The credit belongs to the man who is actually in the arena, whose face is marred by dust and sweat and blood; who strives valiantly; who errs, who comes short again and again,
because there is no effort without error and shortcoming; but who does actually strive to do the deeds; who knows great enthusiasms, the great devotions; who spends himself in a worthy cause;
who at the best knows in the end the triumph of high achievement, and who at the worst, if he fails, at least fails while daring greatly. . . " (emphasis mine)
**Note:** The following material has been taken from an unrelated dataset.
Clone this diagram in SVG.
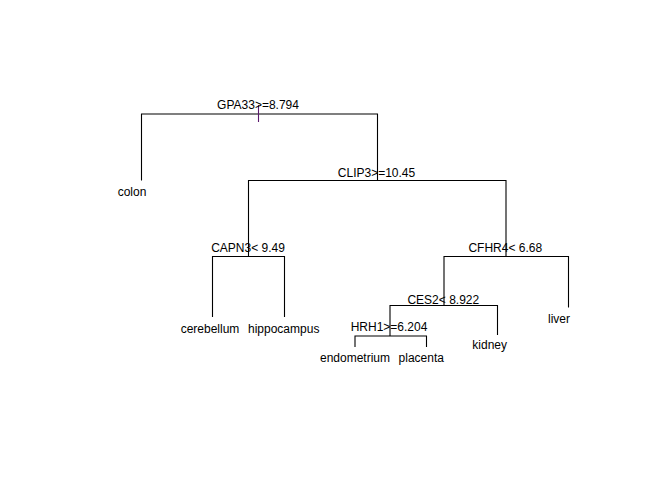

She argues that the notion of stepping into the arena is the essence of vulnerability, and that despite what society teaches us, vulnerability is not weakness. Vulnerability is our most accurate measure of courage. Being fully engaged, exposed, daring greatly, means taking emotional risks. Some bigs ones. Like Showing Up. Being Seen. And, to quote Brené, "getting your ass kicked on occasion." (Metaphorically speaking, of course. But she's Texan, so maybe not.)
Do yourself a favor. Before you read on, go see NeNe for yourself.
Wow. It's amazing that something so seemingly simple can be so transformative.
When it comes down to it, I think that Daring Greatly is a research-based, non-fiction, secular book about God's amazing grace. It's about showing yourself grace and giving others grace. Understanding brokenness (vulnerability) and admitting shame helps allow people to receive and accept grace for themselves, and enables them to show grace and empathy to others. To me, this is true wholehearted living. To me, this is also the promise of the Christian life.
The following are the truths I have gleaned from Daring Greatly. . . .
We live in a culture that is fueled by scarcity. . . the syndrome of "never enough." Never enough time, money, sleep, status, beauty, power, influence, talent. . . take your pick. This is a culture that allows shame to run rampant.
Shame is the swampland of the soul. We all experience shame, but no one wants to discuss it. Shame is the feeling that we are not _______ enough. Fill in your own blank. Your first instinct may be to say you don't experience shame, but I would recommend thinking hard about that. You likely are not a sociopath, and sociopaths are the only people who truly don't experience shame. So. . . admit it. You experience shame. Now, that wasn't so bad, was it?
Shame and guilt are not the same thing. Shame is saying you are bad. Guilt says that you did something bad. Big difference. We all have heaped both guilt and shame on others and ourselves. Guilt can cause positive behavioral change. Shame cannot.
While shame is positively correlated with addiction, aggression, suicide, anxiety, and depression, shame cannot exist in the presence of belonging and connection. Empathy is the antidote to shame.
We create armor to protect us from shame and vulnerability. My particular armor are perfectionism and what Jason calls "borrowing trouble". NeNe calls this foreboding joy. I am way too proficient in foreboding joy. I have a postdoctoral degree in foreboding joy. Declaring a personal jihad on foreboding joy may be the struggle of my life.
People who are have the most effective shame resilience, from a research perspective, are those who are living life with their whole hearts. A wholehearted life. Living a wholehearted life starts with the idea that we are worthy. . . worthy of connection, love, and belonging. And the wholehearted allow themselves and others to be vulnerable. . . especially and most importantly their children.
And finally. . . .Vulnerability is the birthplace of creativity, innovation, and change. You say you don't "do" vulnerability? Well, then, no creativity. No innovation. No change. No kidding.
In January, I found myself in a funk fueled by postpartum hormones, sleep deprivation, a return to work, and the demands of parenting. I decided something needed to change. I needed to change. So I chose a word for the year.
And for me, transformation comes always comes through reading, writing, and prayer. So I started writing about what I read, and this little blog was born. But I showed no one. I told my shame voices to simmer down and forced myself to be vulnerable and keep writing. After a long while, showed it to my husband. And then to Susan. And then to Sandy. And then I wrote a review of Carry On, Warrior, and sent it to the author. And Glennon read it and responded. Favorably, even! And I got emboldened and showed my little Facebook world that I was writing. Little did I know that I was building my own arena. I find that this arena makes me feel vulnerable, but it also makes me feel creative, innovative, and alive. I like it here.
Show up and be seen. Get yourself in the arena. . . I'll meet you there.